Further, even if the compliance cost per child gets down to a few cents (or tens of cents) per kid for large operators, it’s probably much higher for smaller operators. In other words, most of the costs here are fixed (hiring an extra employee, having lawyers review your policy, etc.), not marginal (the cost of verifying each additional kid), so it’s really hard to say what the real costs are. And with Apple and Google also taking a cut of the apps sold in the market, you really begin to see how adding on any additional compliance costs could hit the bottom lines of smaller app developers in a big way. When margins are this thin, burdensome regulatory mandates hurt even more. And sometimes they can drive you right out of business.

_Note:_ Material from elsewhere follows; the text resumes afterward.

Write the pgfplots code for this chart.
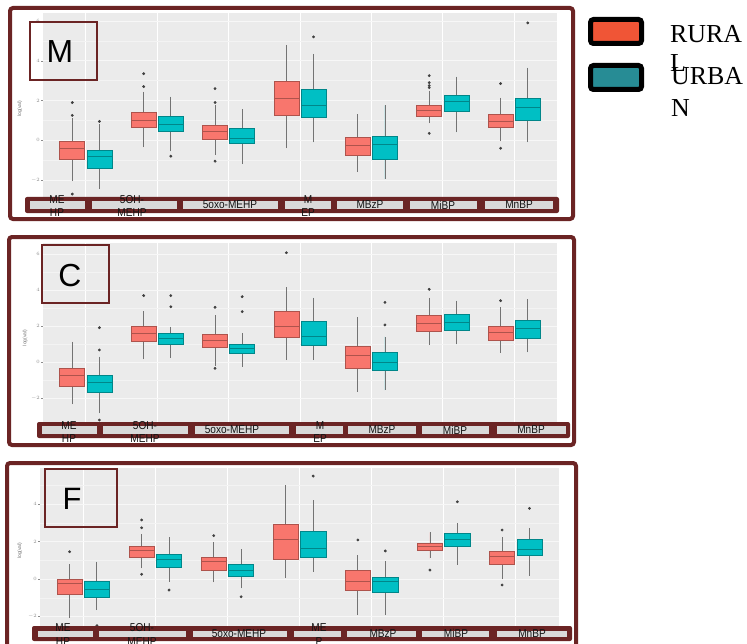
\documentclass[border=0pt]{standalone}
\usepackage{pgfplots}
\pgfplotsset{compat=1.18}
\usepgfplotslibrary{statistics}
\usepackage{fontspec}
\setmainfont{Liberation Sans}
\newfontfamily\legfont{Liberation Serif}
\newfontfamily\stripfont{Liberation Sans}[FakeStretch=0.88]
\definecolor{ggred}{HTML}{F8766D}
\definecolor{ggteal}{HTML}{00BFC4}
\definecolor{legred}{HTML}{F05536}
\definecolor{legteal}{HTML}{278C95}
\definecolor{frame}{HTML}{6B2424}
\definecolor{ggbg}{HTML}{EBEBEB}
\definecolor{stripgray}{HTML}{D9D9D9}
\pgfplotsset{
  ggpanel/.style={
    scale only axis, xmin=0.4, xmax=7.6,
    axis background/.style={fill=ggbg},
    axis line style={draw=none},
    xtick={1,...,7}, xticklabels={},
    xmajorgrids, ymajorgrids, yminorgrids,
    major grid style={white, line width=0.7pt},
    major y grid style={white!60!ggbg, line width=0.5pt},
    minor y grid style={white!40!ggbg, line width=0.3pt},
    tick style={black!45, line width=0.3pt},
    xtick style={draw=none},
    ytick pos=left, tick align=outside, major tick length=2bp, minor tick length=0pt,
    yticklabel style={font=\fontsize{4}{4}\selectfont, text=black!45, inner sep=1pt},
    ylabel={log(val)},
    ylabel style={font=\fontsize{5}{5}\selectfont, text=black!55, anchor=center},
    boxplot/draw direction=y,
    boxplot/box extend=0.35,
    boxplot/whisker extend=0,
    boxplot/every whisker/.style={draw=black!55, line width=0.9pt},
    boxplot/every median/.style={line width=1pt},
    clip=false,
  },
}
% #1 position, #2 colour, #3 lower whisker, #4 q1, #5 median, #6 q3, #7 upper whisker, #8 outliers
\newcommand{\bx}[8]{%
  \addplot[boxplot prepared={draw position=#1, lower whisker=#3, lower quartile=#4,
      median=#5, upper quartile=#6, upper whisker=#7},
    fill=#2, draw=#2!70!black, line width=0.6pt,
    mark=*, mark size=1.1pt, mark options={draw=black!75, fill=black!75}]
    coordinates {#8};
}
\tikzset{stxt/.style={font=\stripfont\fontsize{11.5}{13.5}\selectfont, align=center, inner sep=0pt, text=black!92}}
\begin{document}
\begin{tikzpicture}[x=1bp,y=1bp]
% ---------------- Panel M ----------------
\begin{axis}[ggpanel, at={(43bp,-197bp)}, anchor=south west, width=514bp, height=184bp,
  ymin=-2.85, ymax=6.4, ytick={-2,0,2,4,6}, minor ytick={-1,1,3,5},
  ylabel style={at={(axis description cs:-0.045,0.48)}}]
\bx{0.81}{ggred}{-2.05}{-0.95}{-0.4}{-0.05}{1.1}{(0,1.9) (0,1.25) (0,-2.7)}
\bx{1.19}{ggteal}{-2.45}{-1.4}{-0.8}{-0.5}{0.8}{(0,0.95)}
\bx{1.81}{ggred}{-0.35}{0.65}{1.0}{1.4}{2.45}{(0,3.35) (0,2.7)}
\bx{2.19}{ggteal}{-0.55}{0.45}{0.8}{1.2}{2.2}{(0,-0.8)}
\bx{2.81}{ggred}{-0.75}{0.05}{0.45}{0.75}{1.75}{(0,2.6) (0,1.9) (0,-1.05)}
\bx{3.19}{ggteal}{-1.2}{-0.15}{0.1}{0.6}{1.55}{}
\bx{3.81}{ggred}{-0.4}{1.25}{2.1}{2.95}{4.8}{}
\bx{4.19}{ggteal}{-0.1}{1.15}{1.75}{2.55}{4.35}{(0,5.2)}
\bx{4.81}{ggred}{-1.6}{-0.75}{-0.25}{0.15}{1.3}{}
\bx{5.19}{ggteal}{-1.95}{-0.95}{-0.2}{0.2}{1.75}{}
\bx{5.81}{ggred}{0.85}{1.2}{1.5}{1.75}{2.5}{(0,3.25) (0,2.9) (0,2.75) (0,2.65) (0,0.35)}
\bx{6.19}{ggteal}{0.4}{1.45}{1.95}{2.25}{3.2}{}
\bx{6.81}{ggred}{-0.05}{0.65}{0.95}{1.3}{2.15}{(0,2.85) (0,-0.4)}
\bx{7.19}{ggteal}{-0.1}{1.0}{1.65}{2.1}{3.65}{(0,5.9)}
\end{axis}
% ---------------- Panel C ----------------
\begin{axis}[ggpanel, at={(43bp,-422bp)}, anchor=south west, width=514bp, height=179bp,
  ymin=-3.33, ymax=6.61, ytick={-2,0,2,4,6}, minor ytick={-1,1,3,5},
  ylabel style={at={(axis description cs:-0.035,0.47)}}]
\bx{0.81}{ggred}{-2.35}{-1.32}{-0.76}{-0.32}{1.13}{}
\bx{1.19}{ggteal}{-2.85}{-1.69}{-1.13}{-0.76}{0.30}{(0,1.91) (0,0.67) (0,-3.22)}
\bx{1.81}{ggred}{0.15}{1.17}{1.59}{1.96}{2.83}{(0,3.69)}
\bx{2.19}{ggteal}{0.24}{0.98}{1.28}{1.59}{1.96}{(0,3.69) (0,3.07)}
\bx{2.81}{ggred}{-0.20}{0.80}{1.17}{1.54}{2.61}{(0,3.04) (0,-0.35)}
\bx{3.19}{ggteal}{-0.26}{0.48}{0.76}{0.98}{1.59}{(0,3.63) (0,2.80)}
\bx{3.81}{ggred}{0.11}{1.35}{1.96}{2.83}{4.15}{(0,6.07)}
\bx{4.19}{ggteal}{0.11}{0.94}{1.41}{2.24}{3.57}{}
\bx{4.81}{ggred}{-1.65}{-0.32}{0.39}{0.85}{2.48}{}
\bx{5.19}{ggteal}{-1.56}{-0.44}{-0.02}{0.54}{1.41}{(0,3.31) (0,2.06)}
\bx{5.81}{ggred}{0.94}{1.72}{2.15}{2.61}{3.57}{(0,4.04)}
\bx{6.19}{ggteal}{0.98}{1.78}{2.20}{2.65}{3.41}{}
\bx{6.81}{ggred}{0.52}{1.22}{1.65}{2.00}{3.04}{(0,3.41)}
\bx{7.19}{ggteal}{0.54}{1.31}{1.87}{2.33}{3.50}{}
\end{axis}
% ---------------- Panel F ----------------
\begin{axis}[ggpanel, at={(40bp,-627bp)}, anchor=south west, width=519bp, height=159bp,
  ymin=-2.57, ymax=5.94, ytick={-2,0,2,4}, minor ytick={-1,1,3,5},
  ylabel style={at={(axis description cs:-0.039,0.48)}}]
\bx{0.81}{ggred}{-2.10}{-0.80}{-0.23}{0.00}{0.78}{(0,1.46)}
\bx{1.19}{ggteal}{-1.66}{-0.98}{-0.55}{-0.14}{0.93}{(0,-2.50)}
\bx{1.81}{ggred}{0.57}{1.14}{1.55}{1.73}{2.41}{(0,3.16) (0,2.74) (0,0.25)}
\bx{2.19}{ggteal}{-0.14}{0.61}{1.02}{1.32}{2.23}{(0,-0.59)}
\bx{2.81}{ggred}{-0.18}{0.45}{0.96}{1.14}{1.99}{(0,2.32)}
\bx{3.19}{ggteal}{-0.50}{0.12}{0.48}{0.78}{1.59}{(0,-0.95)}
\bx{3.81}{ggred}{0.07}{1.07}{2.12}{2.92}{5.03}{}
\bx{4.19}{ggteal}{0.39}{1.14}{1.64}{2.53}{4.22}{(0,5.51)}
\bx{4.81}{ggred}{-1.93}{-0.59}{-0.14}{0.48}{1.28}{(0,2.09)}
\bx{5.19}{ggteal}{-1.93}{-0.73}{-0.14}{0.09}{0.96}{(0,1.50)}
\bx{5.81}{ggred}{1.11}{1.55}{1.76}{1.91}{2.50}{(0,0.48)}
\bx{6.19}{ggteal}{0.75}{1.73}{2.12}{2.44}{2.98}{(0,4.13)}
\bx{6.81}{ggred}{-0.02}{0.80}{1.23}{1.46}{2.26}{(0,2.62) (0,-0.32)}
\bx{7.19}{ggteal}{0.18}{1.28}{1.59}{2.14}{2.74}{(0,3.78)}
\end{axis}
% ---------------- strips ----------------
% M
\fill[frame, rounded corners=2bp] (25,-197) rectangle (559,-213);
\foreach \a/\b in {30/85, 92/177, 183/278, 285/331, 337/403, 410/477, 485/553}
  \fill[stripgray] (\a,-201) rectangle (\b,-208.5);
\node[stxt] at (57,-206) {ME\\HP};
\node[stxt] at (132,-206) {5OH-\\MEHP};
\node[stxt] at (230,-205) {5oxo-MEHP};
\node[stxt] at (308,-206) {M\\EP};
\node[stxt] at (370,-205) {MBzP};
\node[stxt] at (443,-205) {MiBP};
\node[stxt] at (519,-205) {MnBP};
% C
\fill[frame, rounded corners=2bp] (37,-422) rectangle (570,-438);
\foreach \a/\b in {42/97, 103/188, 195/289, 296/343, 348/416, 422/489, 497/566}
  \fill[stripgray] (\a,-426) rectangle (\b,-433.5);
\node[stxt] at (69,-432) {ME\\HP};
\node[stxt] at (145,-432) {5OH-\\MEHP};
\node[stxt] at (232,-430) {5oxo-MEHP};
\node[stxt] at (320,-432) {M\\EP};
\node[stxt] at (382,-430) {MBzP};
\node[stxt] at (455,-430) {MiBP};
\node[stxt] at (531,-430) {MnBP};
% F
\fill[frame, rounded corners=2bp] (32,-626) rectangle (572,-641);
\foreach \a/\b in {38/93, 99/186, 193/287, 294/341, 347/416, 422/489, 497/567}
  \fill[stripgray] (\a,-630.5) rectangle (\b,-637);
\node[stxt] at (63,-634.5) {ME\\HP};
\node[stxt] at (142,-634.5) {5OH-\\MEHP};
\node[stxt] at (239,-633.5) {5oxo-MEHP};
\node[stxt] at (319,-634.5) {ME\\P};
\node[stxt] at (383,-633.5) {MBzP};
\node[stxt] at (456,-633.5) {MiBP};
\node[stxt] at (532,-633.5) {MnBP};
% ---------------- frames ----------------
\draw[frame, line width=4bp, rounded corners=3bp] (10,-8) rectangle (573,-219);
\draw[frame, line width=4bp, rounded corners=3bp] (9,-237) rectangle (574,-445);
\draw[frame, line width=4bp, rounded corners=3bp] (7,-463) rectangle (576,-652);
% ---------------- panel labels ----------------
\draw[frame, line width=2bp] (30,-22) rectangle (97,-80);
\node[font=\fontsize{32}{32}\selectfont, inner sep=0pt] at (60,-52) {M};
\draw[frame, line width=2bp] (42,-245) rectangle (109,-303);
\node[font=\fontsize{32}{32}\selectfont, inner sep=0pt] at (70,-276) {C};
\draw[frame, line width=2bp] (45,-469) rectangle (117,-527);
\node[font=\fontsize{31}{31}\selectfont, inner sep=0pt] at (72,-499) {F};
% ---------------- legend ----------------
\draw[line width=5bp, rounded corners=3bp, fill=legred] (590.5,-19.5) rectangle (641.5,-43.5);
\draw[line width=5bp, rounded corners=3bp, fill=legteal] (590.5,-65.5) rectangle (641.5,-89.5);
\node[anchor=base west, inner sep=0pt, font=\legfont\fontsize{26}{26}\selectfont] at (670,-43) {RURA};
\node[anchor=base west, inner sep=0pt, font=\legfont\fontsize{26}{26}\selectfont] at (670,-72) {L};
\node[anchor=base west, inner sep=0pt, font=\legfont\fontsize{26}{26}\selectfont] at (671,-85) {URBA};
\node[anchor=base west, inner sep=0pt, font=\legfont\fontsize{26}{26}\selectfont] at (671,-117) {N};
\pgfresetboundingbox
\path[use as bounding box] (0,0) rectangle (747,-644);
\end{tikzpicture}
\end{document}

Which brings us back to the FTC’s role here. It’s clear that the consumer protection side of the agency has an important role to play here when it comes to ensuring consumers are better informed about data collection practices and corresponding privacy issues. But let’s not forget that the FTC was originally created as a competition agency. It’s supposed to care about market structure, competition, and consumer welfare. So, I wonder… are the folks in the FTC’s Bureau of Economics paying any attention to what their colleague are doing here? Because if we start layering on privacy regulations, all the good intentions in the world won’t be able to hold back the likely contraction and consolidation of this vibrant industry that will take place as small mom-and-pops struggle to absorb new regulatory burdens and compliance costs.

Something to think about before regulatory intervention drives up consumers prices and drives out of the market the countless entrepreneurs that make this sector so exciting–especially for parents and kids.